Posibilidades contemporáneas

Un hecho indiscutido es que, cada día, es la totalidad del mundo la que interviene —de una manera o de otra— en la constitución de estos grandes ámbitos económicos, llamados hoy imperios. Su número posible es escaso; podrán ser cinco o diez, pero no muchos más; fuera de ellos, la existencia será difícil, a menos que se posea en el propio territorio lo que otros deben buscar en varios —tal el caso de Estados Unidos o Rusia— o que se integre un ámbito de tipo imperial pero sin que una potencia nacional asuma un marcado papel hegemónico.

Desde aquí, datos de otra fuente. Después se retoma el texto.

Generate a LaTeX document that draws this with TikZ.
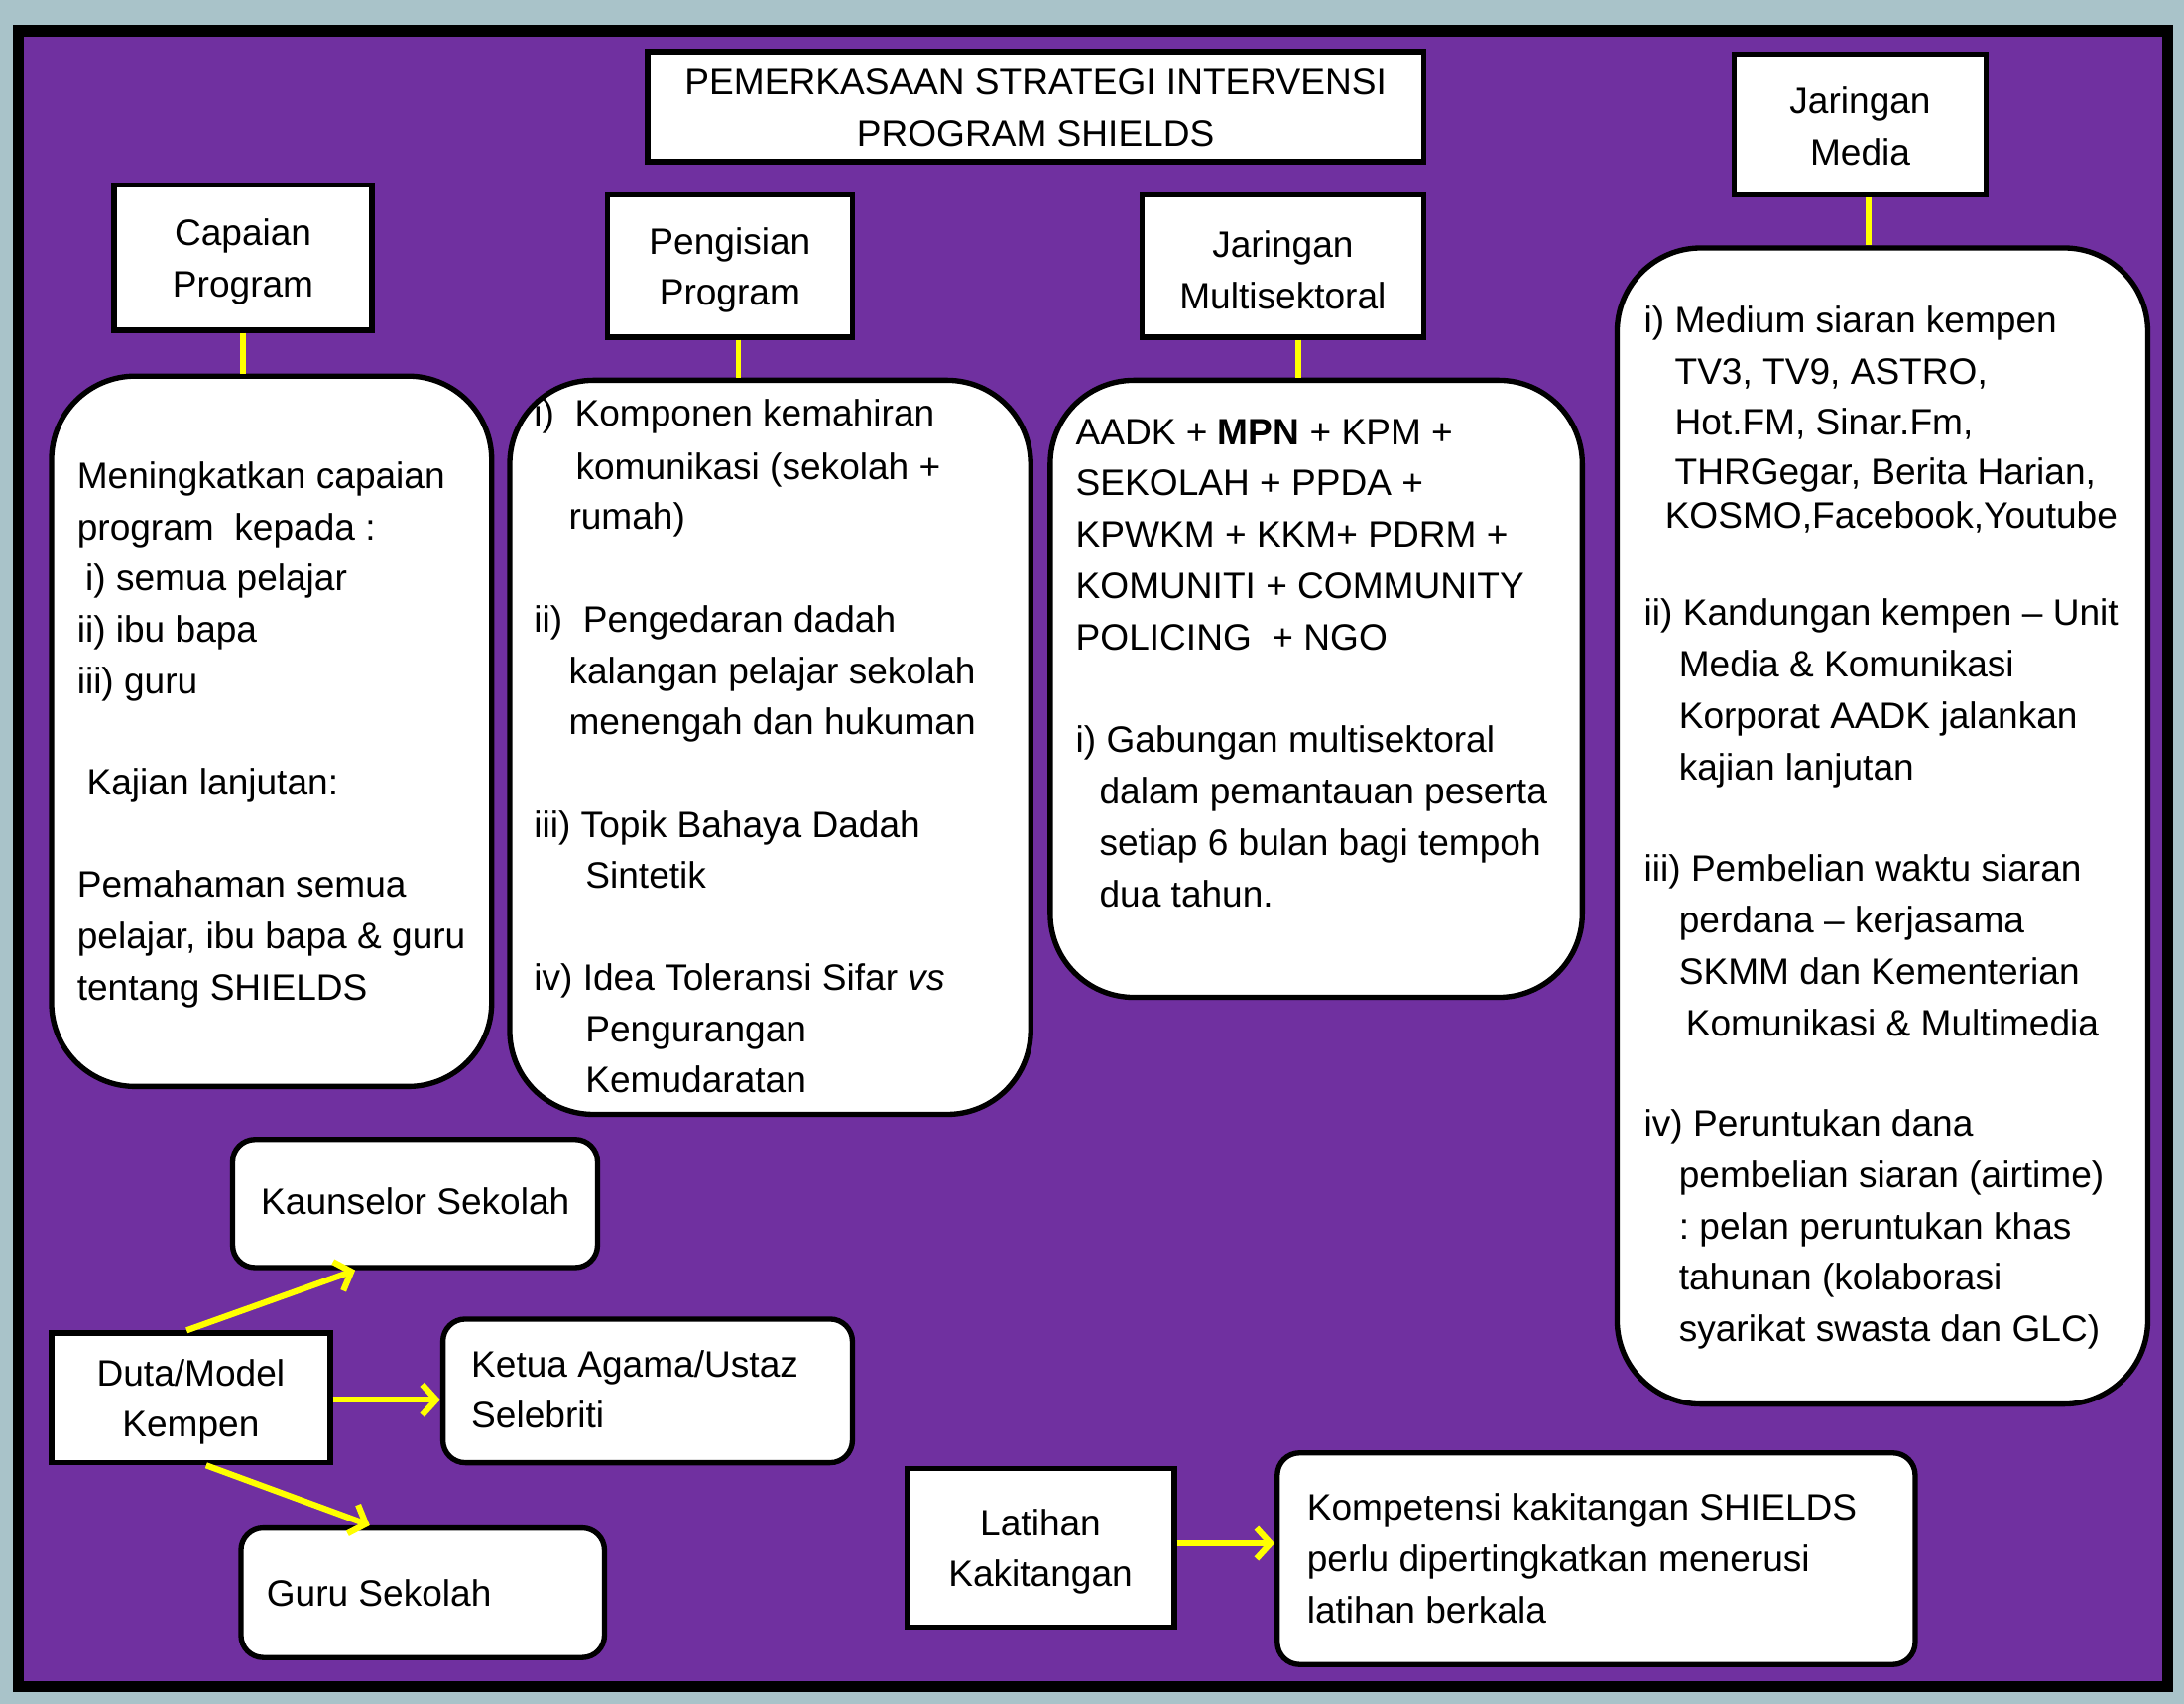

Inglaterra está marchando, mediante su concepción del commonwealth, desde una organización hegemónica hacia una alianza de naciones; este esfuerzo debe ser imitado por los americanos para llegar a un resultado semejante desde la concepción estrictamente nacional: una alianza, suficientemente laxa como para que subsistan los caracteres nacionales y suficientemente estrecha como para que satisfaga las exigencias del tipo económico contemporáneo, podrá permitir equilibrar el módulo fijado hoy en el mundo por los grandes imperios de tipo económico —los existentes y los que se constituyan a raíz de esta guerra— y hará posible el mantenimiento de la independencia política de nuestros países, innegablemente amenazada.